_The problem_
All the data below goes into the copy word for word, but the pictures don't.
+++
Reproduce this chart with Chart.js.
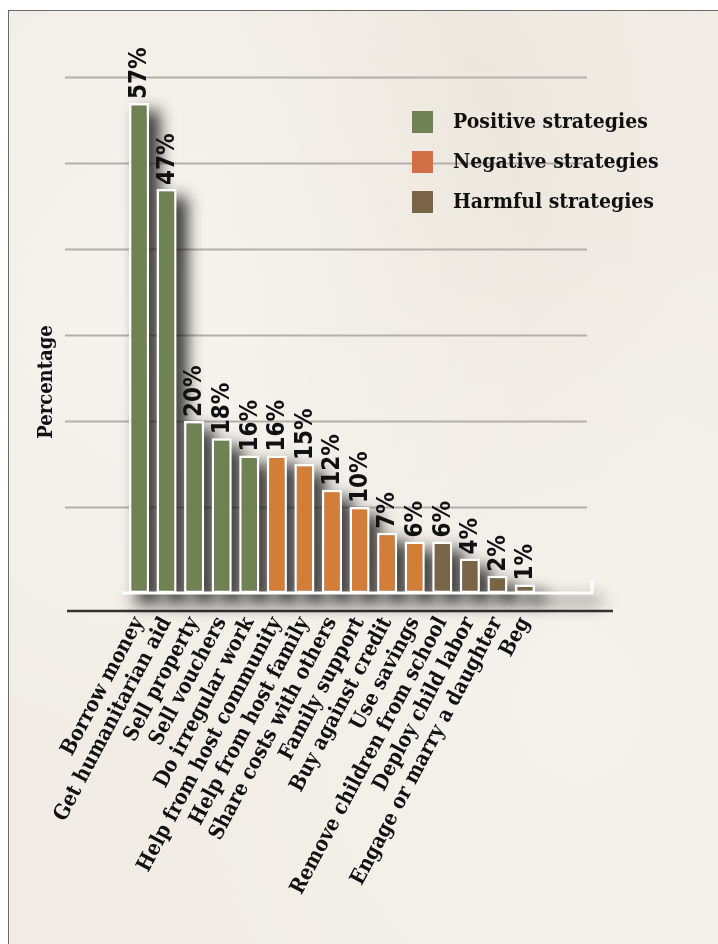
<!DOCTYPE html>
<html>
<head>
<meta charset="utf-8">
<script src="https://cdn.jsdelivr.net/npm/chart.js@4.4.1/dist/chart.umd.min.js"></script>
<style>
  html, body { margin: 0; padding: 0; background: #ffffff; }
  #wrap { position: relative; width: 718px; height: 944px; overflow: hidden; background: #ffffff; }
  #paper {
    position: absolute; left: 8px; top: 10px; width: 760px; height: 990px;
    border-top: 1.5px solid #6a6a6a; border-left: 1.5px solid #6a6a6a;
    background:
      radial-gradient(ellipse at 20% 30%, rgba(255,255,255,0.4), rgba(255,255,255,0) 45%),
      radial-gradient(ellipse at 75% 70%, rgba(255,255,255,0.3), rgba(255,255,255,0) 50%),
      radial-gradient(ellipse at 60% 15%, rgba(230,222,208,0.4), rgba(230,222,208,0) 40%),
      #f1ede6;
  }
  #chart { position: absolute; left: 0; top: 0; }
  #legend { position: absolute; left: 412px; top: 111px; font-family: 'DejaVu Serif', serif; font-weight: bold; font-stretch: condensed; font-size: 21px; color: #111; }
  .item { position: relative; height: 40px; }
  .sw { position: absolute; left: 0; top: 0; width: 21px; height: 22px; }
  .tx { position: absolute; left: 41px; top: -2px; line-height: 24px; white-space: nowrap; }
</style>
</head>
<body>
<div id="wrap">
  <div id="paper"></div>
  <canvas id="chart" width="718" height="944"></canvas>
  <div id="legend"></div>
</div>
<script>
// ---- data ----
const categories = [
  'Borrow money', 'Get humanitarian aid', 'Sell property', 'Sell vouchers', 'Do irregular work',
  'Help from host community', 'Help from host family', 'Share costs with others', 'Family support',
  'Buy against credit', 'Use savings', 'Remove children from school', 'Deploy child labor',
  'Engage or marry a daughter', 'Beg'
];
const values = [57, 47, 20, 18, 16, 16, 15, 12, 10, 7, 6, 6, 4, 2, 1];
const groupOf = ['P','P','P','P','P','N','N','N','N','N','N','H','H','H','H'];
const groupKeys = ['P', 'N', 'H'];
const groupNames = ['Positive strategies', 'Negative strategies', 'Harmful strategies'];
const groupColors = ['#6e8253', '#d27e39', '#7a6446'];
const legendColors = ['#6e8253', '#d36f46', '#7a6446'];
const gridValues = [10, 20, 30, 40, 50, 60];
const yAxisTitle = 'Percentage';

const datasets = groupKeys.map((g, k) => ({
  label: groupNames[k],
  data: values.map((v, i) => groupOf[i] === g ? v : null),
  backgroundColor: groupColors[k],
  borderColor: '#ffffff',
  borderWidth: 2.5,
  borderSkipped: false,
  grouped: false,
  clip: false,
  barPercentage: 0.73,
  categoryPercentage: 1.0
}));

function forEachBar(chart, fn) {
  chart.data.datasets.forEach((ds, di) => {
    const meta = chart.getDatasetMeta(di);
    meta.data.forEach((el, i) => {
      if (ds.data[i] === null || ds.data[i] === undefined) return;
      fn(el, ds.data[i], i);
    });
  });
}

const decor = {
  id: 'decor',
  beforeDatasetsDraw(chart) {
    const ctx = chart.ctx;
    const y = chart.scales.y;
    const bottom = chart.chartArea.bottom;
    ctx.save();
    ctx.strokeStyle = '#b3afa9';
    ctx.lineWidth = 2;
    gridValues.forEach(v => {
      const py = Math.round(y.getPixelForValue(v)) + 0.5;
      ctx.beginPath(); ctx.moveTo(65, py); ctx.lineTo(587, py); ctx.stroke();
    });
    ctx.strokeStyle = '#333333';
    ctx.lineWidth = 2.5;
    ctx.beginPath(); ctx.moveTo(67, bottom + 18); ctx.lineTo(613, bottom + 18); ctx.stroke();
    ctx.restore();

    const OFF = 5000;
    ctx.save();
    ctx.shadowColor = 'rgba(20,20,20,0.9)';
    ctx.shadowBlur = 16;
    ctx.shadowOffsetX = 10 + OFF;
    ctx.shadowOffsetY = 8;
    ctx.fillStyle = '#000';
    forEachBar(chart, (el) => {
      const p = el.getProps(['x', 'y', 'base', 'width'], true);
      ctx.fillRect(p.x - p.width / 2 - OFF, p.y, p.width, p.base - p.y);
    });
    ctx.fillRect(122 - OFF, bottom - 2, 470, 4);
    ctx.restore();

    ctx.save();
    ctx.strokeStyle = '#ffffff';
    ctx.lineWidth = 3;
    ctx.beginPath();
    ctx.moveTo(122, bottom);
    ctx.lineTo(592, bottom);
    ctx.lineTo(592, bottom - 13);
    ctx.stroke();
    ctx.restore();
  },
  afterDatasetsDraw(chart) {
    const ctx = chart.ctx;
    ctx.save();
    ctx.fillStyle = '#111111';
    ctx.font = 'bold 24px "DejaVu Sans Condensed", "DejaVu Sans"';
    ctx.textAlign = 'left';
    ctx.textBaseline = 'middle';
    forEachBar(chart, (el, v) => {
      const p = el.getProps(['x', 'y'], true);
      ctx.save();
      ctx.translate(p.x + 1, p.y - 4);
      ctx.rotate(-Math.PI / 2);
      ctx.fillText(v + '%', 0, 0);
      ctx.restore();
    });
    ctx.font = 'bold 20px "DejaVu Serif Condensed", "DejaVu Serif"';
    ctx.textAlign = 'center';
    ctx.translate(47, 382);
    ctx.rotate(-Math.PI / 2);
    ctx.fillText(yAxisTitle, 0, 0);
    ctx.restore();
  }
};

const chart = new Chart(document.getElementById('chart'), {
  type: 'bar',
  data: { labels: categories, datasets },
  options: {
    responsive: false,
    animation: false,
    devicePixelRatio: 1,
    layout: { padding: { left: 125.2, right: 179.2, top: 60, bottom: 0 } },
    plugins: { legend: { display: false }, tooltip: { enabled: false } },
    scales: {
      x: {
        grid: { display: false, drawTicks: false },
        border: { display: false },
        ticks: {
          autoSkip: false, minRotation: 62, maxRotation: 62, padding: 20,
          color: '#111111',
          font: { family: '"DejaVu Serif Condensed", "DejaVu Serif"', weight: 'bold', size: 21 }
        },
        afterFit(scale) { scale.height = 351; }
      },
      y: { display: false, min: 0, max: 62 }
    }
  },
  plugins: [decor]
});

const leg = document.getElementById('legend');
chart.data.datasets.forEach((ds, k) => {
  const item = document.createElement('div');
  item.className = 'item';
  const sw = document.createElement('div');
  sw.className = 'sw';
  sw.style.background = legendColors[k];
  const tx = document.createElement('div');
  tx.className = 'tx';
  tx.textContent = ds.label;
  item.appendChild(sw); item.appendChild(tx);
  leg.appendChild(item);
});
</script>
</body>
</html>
+++
_Output below_
Reproduce this chart with Chart.js.
<!DOCTYPE html>
<html>
<head>
<meta charset="utf-8">
<script src="https://cdn.jsdelivr.net/npm/chart.js@4.4.1/dist/chart.umd.min.js"></script>
<style>
  html, body { margin: 0; padding: 0; background: #ffffff; }
  #wrap { position: relative; width: 718px; height: 944px; overflow: hidden; background: #ffffff; }
  #paper {
    position: absolute; left: 8px; top: 10px; width: 760px; height: 990px;
    border-top: 1.5px solid #6a6a6a; border-left: 1.5px solid #6a6a6a;
    background:
      radial-gradient(ellipse at 20% 30%, rgba(255,255,255,0.4), rgba(255,255,255,0) 45%),
      radial-gradient(ellipse at 75% 70%, rgba(255,255,255,0.3), rgba(255,255,255,0) 50%),
      radial-gradient(ellipse at 60% 15%, rgba(230,222,208,0.4), rgba(230,222,208,0) 40%),
      #f1ede6;
  }
  #chart { position: absolute; left: 0; top: 0; }
  #legend { position: absolute; left: 412px; top: 111px; font-family: 'DejaVu Serif', serif; font-weight: bold; font-stretch: condensed; font-size: 21px; color: #111; }
  .item { position: relative; height: 40px; }
  .sw { position: absolute; left: 0; top: 0; width: 21px; height: 22px; }
  .tx { position: absolute; left: 41px; top: -2px; line-height: 24px; white-space: nowrap; }
</style>
</head>
<body>
<div id="wrap">
  <div id="paper"></div>
  <canvas id="chart" width="718" height="944"></canvas>
  <div id="legend"></div>
</div>
<script>
// ---- data ----
const categories = [
  'Borrow money', 'Get humanitarian aid', 'Sell property', 'Sell vouchers', 'Do irregular work',
  'Help from host community', 'Help from host family', 'Share costs with others', 'Family support',
  'Buy against credit', 'Use savings', 'Remove children from school', 'Deploy child labor',
  'Engage or marry a daughter', 'Beg'
];
const values = [57, 47, 20, 18, 16, 16, 15, 12, 10, 7, 6, 6, 4, 2, 1];
const groupOf = ['P','P','P','P','P','N','N','N','N','N','N','H','H','H','H'];
const groupKeys = ['P', 'N', 'H'];
const groupNames = ['Positive strategies', 'Negative strategies', 'Harmful strategies'];
const groupColors = ['#6e8253', '#d27e39', '#7a6446'];
const legendColors = ['#6e8253', '#d36f46', '#7a6446'];
const gridValues = [10, 20, 30, 40, 50, 60];
const yAxisTitle = 'Percentage';

const datasets = groupKeys.map((g, k) => ({
  label: groupNames[k],
  data: values.map((v, i) => groupOf[i] === g ? v : null),
  backgroundColor: groupColors[k],
  borderColor: '#ffffff',
  borderWidth: 2.5,
  borderSkipped: false,
  grouped: false,
  clip: false,
  barPercentage: 0.73,
  categoryPercentage: 1.0
}));

function forEachBar(chart, fn) {
  chart.data.datasets.forEach((ds, di) => {
    const meta = chart.getDatasetMeta(di);
    meta.data.forEach((el, i) => {
      if (ds.data[i] === null || ds.data[i] === undefined) return;
      fn(el, ds.data[i], i);
    });
  });
}

const decor = {
  id: 'decor',
  beforeDatasetsDraw(chart) {
    const ctx = chart.ctx;
    const y = chart.scales.y;
    const bottom = chart.chartArea.bottom;
    ctx.save();
    ctx.strokeStyle = '#b3afa9';
    ctx.lineWidth = 2;
    gridValues.forEach(v => {
      const py = Math.round(y.getPixelForValue(v)) + 0.5;
      ctx.beginPath(); ctx.moveTo(65, py); ctx.lineTo(587, py); ctx.stroke();
    });
    ctx.strokeStyle = '#333333';
    ctx.lineWidth = 2.5;
    ctx.beginPath(); ctx.moveTo(67, bottom + 18); ctx.lineTo(613, bottom + 18); ctx.stroke();
    ctx.restore();

    const OFF = 5000;
    ctx.save();
    ctx.shadowColor = 'rgba(20,20,20,0.9)';
    ctx.shadowBlur = 16;
    ctx.shadowOffsetX = 10 + OFF;
    ctx.shadowOffsetY = 8;
    ctx.fillStyle = '#000';
    forEachBar(chart, (el) => {
      const p = el.getProps(['x', 'y', 'base', 'width'], true);
      ctx.fillRect(p.x - p.width / 2 - OFF, p.y, p.width, p.base - p.y);
    });
    ctx.fillRect(122 - OFF, bottom - 2, 470, 4);
    ctx.restore();

    ctx.save();
    ctx.strokeStyle = '#ffffff';
    ctx.lineWidth = 3;
    ctx.beginPath();
    ctx.moveTo(122, bottom);
    ctx.lineTo(592, bottom);
    ctx.lineTo(592, bottom - 13);
    ctx.stroke();
    ctx.restore();
  },
  afterDatasetsDraw(chart) {
    const ctx = chart.ctx;
    ctx.save();
    ctx.fillStyle = '#111111';
    ctx.font = 'bold 24px "DejaVu Sans Condensed", "DejaVu Sans"';
    ctx.textAlign = 'left';
    ctx.textBaseline = 'middle';
    forEachBar(chart, (el, v) => {
      const p = el.getProps(['x', 'y'], true);
      ctx.save();
      ctx.translate(p.x + 1, p.y - 4);
      ctx.rotate(-Math.PI / 2);
      ctx.fillText(v + '%', 0, 0);
      ctx.restore();
    });
    ctx.font = 'bold 20px "DejaVu Serif Condensed", "DejaVu Serif"';
    ctx.textAlign = 'center';
    ctx.translate(47, 382);
    ctx.rotate(-Math.PI / 2);
    ctx.fillText(yAxisTitle, 0, 0);
    ctx.restore();
  }
};

const chart = new Chart(document.getElementById('chart'), {
  type: 'bar',
  data: { labels: categories, datasets },
  options: {
    responsive: false,
    animation: false,
    devicePixelRatio: 1,
    layout: { padding: { left: 125.2, right: 179.2, top: 60, bottom: 0 } },
    plugins: { legend: { display: false }, tooltip: { enabled: false } },
    scales: {
      x: {
        grid: { display: false, drawTicks: false },
        border: { display: false },
        ticks: {
          autoSkip: false, minRotation: 62, maxRotation: 62, padding: 20,
          color: '#111111',
          font: { family: '"DejaVu Serif Condensed", "DejaVu Serif"', weight: 'bold', size: 21 }
        },
        afterFit(scale) { scale.height = 351; }
      },
      y: { display: false, min: 0, max: 62 }
    }
  },
  plugins: [decor]
});

const leg = document.getElementById('legend');
chart.data.datasets.forEach((ds, k) => {
  const item = document.createElement('div');
  item.className = 'item';
  const sw = document.createElement('div');
  sw.className = 'sw';
  sw.style.background = legendColors[k];
  const tx = document.createElement('div');
  tx.className = 'tx';
  tx.textContent = ds.label;
  item.appendChild(sw); item.appendChild(tx);
  leg.appendChild(item);
});
</script>
</body>
</html>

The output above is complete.